▶ [What is needed]: Please print exactly the lines below, from the start of the material up to and including the line with "0.4, 0.45, 0.5];", but none of the pictures.

.....

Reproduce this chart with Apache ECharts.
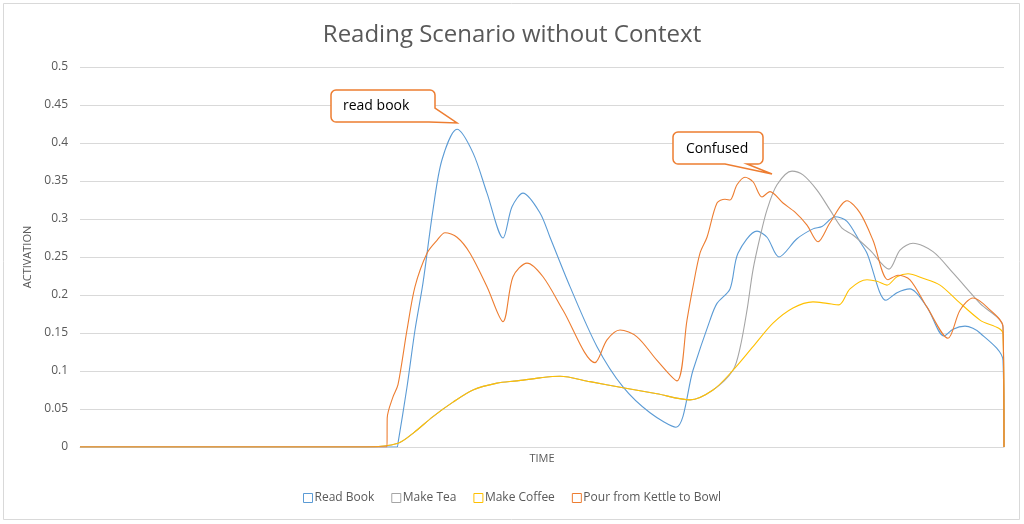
<!DOCTYPE html>
<html>
<head>
<meta charset="utf-8">
<script src="https://cdn.jsdelivr.net/npm/echarts@6/dist/echarts.min.js"></script>
<style>
html,body{margin:0;padding:0;background:#fff;}
#chart{width:1024px;height:524px;}
</style>
</head>
<body>
<div id="chart"></div>
<script>
// Time is in arbitrary time steps (0..231); values are activation levels
var seriesNames = ['Read Book', 'Make Tea', 'Make Coffee', 'Pour from Kettle to Bowl'];
var yTicks = [0, 0.05, 0.1, 0.15, 0.2, 0.25, 0.3, 0.35, 0.4, 0.45, 0.5];

var readBook = [
  [0, 0], [79.25, 0], [79.5, 0.005], [81.75, 0.079], [83.75, 0.154], [85.75, 0.216], [88.25, 0.312],
  [90.5, 0.378], [94.25, 0.418], [98.25, 0.387], [101.75, 0.334], [105.75, 0.275],
  [108, 0.316], [110.75, 0.334], [115, 0.308], [117.5, 0.276], [122.5, 0.211],
  [129.25, 0.132], [135.75, 0.079], [142.5, 0.045], [149, 0.026], [153.25, 0.101],
  [157.5, 0.167], [159.25, 0.189], [162.5, 0.208], [164.5, 0.255], [169.25, 0.284],
  [171.75, 0.276], [174.75, 0.25], [179.25, 0.274], [183.25, 0.287], [185.5, 0.29],
  [188.75, 0.303], [191.75, 0.297], [195, 0.27], [196.75, 0.255], [201.5, 0.193],
  [204.25, 0.203], [207.5, 0.208], [211.75, 0.184], [216, 0.146], [218.25, 0.155],
  [221.25, 0.159], [225, 0.15], [230.75, 0.114], [231, 0]
];

var makeTea = [
  [0, 0], [71.75, 0], [79.5, 0.005], [83.25, 0.018], [88.25, 0.04], [93.25, 0.059],
  [98.25, 0.075], [104.25, 0.084], [109.25, 0.087], [115, 0.091], [120, 0.093],
  [127.5, 0.086], [135.75, 0.078], [144.25, 0.07], [152.5, 0.062], [158.25, 0.075],
  [163.25, 0.101], [165, 0.13], [166.75, 0.18], [168.25, 0.233], [170, 0.276],
  [171.75, 0.312], [174.25, 0.345], [178, 0.363], [180.75, 0.358], [184.25, 0.338],
  [187.5, 0.312], [190.5, 0.288], [193.25, 0.279], [197.5, 0.259], [202.25, 0.234],
  [205, 0.259], [208.25, 0.268], [213.25, 0.257], [218.25, 0.229], [225, 0.189],
  [230.75, 0.158], [231, 0]
];

var makeCoffee = [
  [0, 0], [71.75, 0], [79.5, 0.005], [83.25, 0.018], [88.25, 0.04], [93.25, 0.059],
  [98.25, 0.075], [104.25, 0.084], [109.25, 0.087], [115, 0.091], [120, 0.093],
  [127.5, 0.086], [135.75, 0.078], [144.25, 0.07], [152.5, 0.062], [158.25, 0.075],
  [163.25, 0.101], [168.25, 0.132], [173.25, 0.163], [178.25, 0.183], [183.25, 0.191],
  [186.75, 0.189], [189.75, 0.187], [192.5, 0.208], [196.75, 0.22], [199.25, 0.218],
  [201.75, 0.213], [204.25, 0.224], [207, 0.228], [210.75, 0.222], [215, 0.213],
  [219.25, 0.193], [225, 0.167], [230.75, 0.149], [231, 0]
];

var pourKettle = [
  [0, 0], [76.75, 0], [76.8, 0.038], [78.25, 0.066], [79.5, 0.082], [81.75, 0.154],
  [83.75, 0.211], [86.75, 0.255], [89.25, 0.272], [91.25, 0.282], [94.25, 0.276],
  [97.5, 0.255], [101.75, 0.211], [105.75, 0.165], [108.25, 0.224], [111.75, 0.242],
  [115.75, 0.224], [120.75, 0.18], [128.75, 0.111], [131.75, 0.141], [135, 0.154],
  [139.25, 0.145], [144.25, 0.114], [149.25, 0.087], [151.75, 0.167], [153.25, 0.211],
  [155, 0.255], [156.75, 0.276], [159.25, 0.321], [161.25, 0.326], [162.5, 0.325],
  [164.25, 0.345], [166.25, 0.355], [168.25, 0.349], [170.5, 0.329], [172.5, 0.336],
  [175.75, 0.321], [178.75, 0.309], [181.75, 0.292], [184.5, 0.27], [187.5, 0.295],
  [191.75, 0.324], [195, 0.308], [198.25, 0.272], [202, 0.22], [204.5, 0.226],
  [207.5, 0.22], [211.75, 0.184], [217, 0.143], [220, 0.18], [223.25, 0.196],
  [226.75, 0.184], [230.75, 0.158], [231, 0]
];

var colors = ['#5B9BD5', '#A5A5A5', '#FFC000', '#ED7D31'];
var allData = [readBook, makeTea, makeCoffee, pourKettle];
var FONT = 'Open Sans';

// rounded-corner arc points for callout outlines
function arcPts(cx, cy, r, a0, a1) {
  var pts = [];
  for (var k = 0; k <= 4; k++) {
    var a = (a0 + (a1 - a0) * k / 4) * Math.PI / 180;
    pts.push([cx + r * Math.cos(a), cy + r * Math.sin(a)]);
  }
  return pts;
}
function calloutRight(x0, y0, x1, y1, r, tailRightY, tip, tailBottomX) {
  var p = [];
  p = p.concat(arcPts(x0 + r, y0 + r, r, 180, 270));
  p = p.concat(arcPts(x1 - r, y0 + r, r, 270, 360));
  p.push([x1, tailRightY]);
  p.push(tip);
  p.push([tailBottomX, y1]);
  p = p.concat(arcPts(x0 + r, y1 - r, r, 90, 180));
  return p;
}
function calloutBottom(x0, y0, x1, y1, r, baseR, tip, baseL) {
  var p = [];
  p = p.concat(arcPts(x0 + r, y0 + r, r, 180, 270));
  p = p.concat(arcPts(x1 - r, y0 + r, r, 270, 360));
  p = p.concat(arcPts(x1 - r, y1 - r, r, 0, 90));
  p.push([baseR, y1]);
  p.push(tip);
  p.push([baseL, y1]);
  p = p.concat(arcPts(x0 + r, y1 - r, r, 90, 180));
  return p;
}

var chart = echarts.init(document.getElementById('chart'));
var option = {
  animation: false,
  backgroundColor: '#fff',
  title: {
    text: 'Reading Scenario without Context',
    left: 'center',
    top: 18,
    textStyle: { fontFamily: FONT, fontSize: 24, fontWeight: 'normal', color: '#595959' }
  },
  grid: { left: 80, right: 20, top: 67, bottom: 77, containLabel: false },
  legend: {
    bottom: 15,
    left: 'center',
    itemGap: 17,
    itemWidth: 9,
    itemHeight: 9,
    icon: 'rect',
    textStyle: { fontFamily: FONT, fontSize: 12, color: '#595959', padding: [0, 0, 0, -3] },
    data: seriesNames.map(function (n, i) {
      return { name: n, itemStyle: { color: '#fff', borderColor: colors[i], borderWidth: 1 } };
    })
  },
  xAxis: {
    type: 'value',
    min: 0,
    max: 231,
    name: 'TIME',
    nameLocation: 'middle',
    nameGap: 6,
    nameTextStyle: { fontFamily: FONT, fontSize: 11, color: '#595959' },
    axisLabel: { show: false },
    axisTick: { show: false },
    splitLine: { show: false },
    axisLine: { lineStyle: { color: '#D9D9D9' } }
  },
  yAxis: {
    type: 'value',
    min: 0,
    max: 0.5,
    interval: 0.05,
    name: 'ACTIVATION',
    nameLocation: 'middle',
    nameGap: 46,
    nameTextStyle: { fontFamily: FONT, fontSize: 11, color: '#595959' },
    axisLine: { show: false },
    axisTick: { show: false },
    axisLabel: {
      margin: 12,
      fontFamily: FONT, fontSize: 12, color: '#595959',
      formatter: function (v) { return String(+v.toFixed(2)); }
    },
    splitLine: { lineStyle: { color: '#D9D9D9', width: 1 } }
  },
  series: seriesNames.map(function (n, i) {
    return {
      name: n,
      type: 'line',
      data: allData[i],
      showSymbol: false,
      symbol: 'none',
      smooth: 0.3,
      lineStyle: { color: colors[i], width: 1.1 },
      itemStyle: { color: colors[i] },
      z: 2 + i
    };
  }),
  graphic: [
    {
      type: 'rect', silent: true,
      shape: { x: 3.5, y: 3.5, width: 1016, height: 516 },
      style: { fill: 'none', stroke: '#D9D9D9', lineWidth: 1 }
    },
    {
      type: 'polygon', z: 100, silent: true,
      shape: { points: calloutRight(331, 90, 435, 122, 5, 108, [457, 123], 429) },
      style: { fill: '#fff', stroke: '#ED7D31', lineWidth: 1.5 }
    },
    {
      type: 'text', z: 101, left: 343, top: 99,
      style: { text: 'read book', fontFamily: FONT, fontSize: 14, fill: '#000' }
    },
    {
      type: 'polygon', z: 100, silent: true,
      shape: { points: calloutBottom(673, 132, 763, 164, 5, 747, [772, 174], 725) },
      style: { fill: '#fff', stroke: '#ED7D31', lineWidth: 1.5 }
    },
    {
      type: 'text', z: 101, left: 686, top: 142,
      style: { text: 'Confused', fontFamily: FONT, fontSize: 14, fill: '#000' }
    }
  ]
};
chart.setOption(option);
</script>
</body>
</html>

.....

▶ [Finished exercise]:
Reproduce this chart with Apache ECharts.
<!DOCTYPE html>
<html>
<head>
<meta charset="utf-8">
<script src="https://cdn.jsdelivr.net/npm/echarts@6/dist/echarts.min.js"></script>
<style>
html,body{margin:0;padding:0;background:#fff;}
#chart{width:1024px;height:524px;}
</style>
</head>
<body>
<div id="chart"></div>
<script>
// Time is in arbitrary time steps (0..231); values are activation levels
var seriesNames = ['Read Book', 'Make Tea', 'Make Coffee', 'Pour from Kettle to Bowl'];
var yTicks = [0, 0.05, 0.1, 0.15, 0.2, 0.25, 0.3, 0.35, 0.4, 0.45, 0.5];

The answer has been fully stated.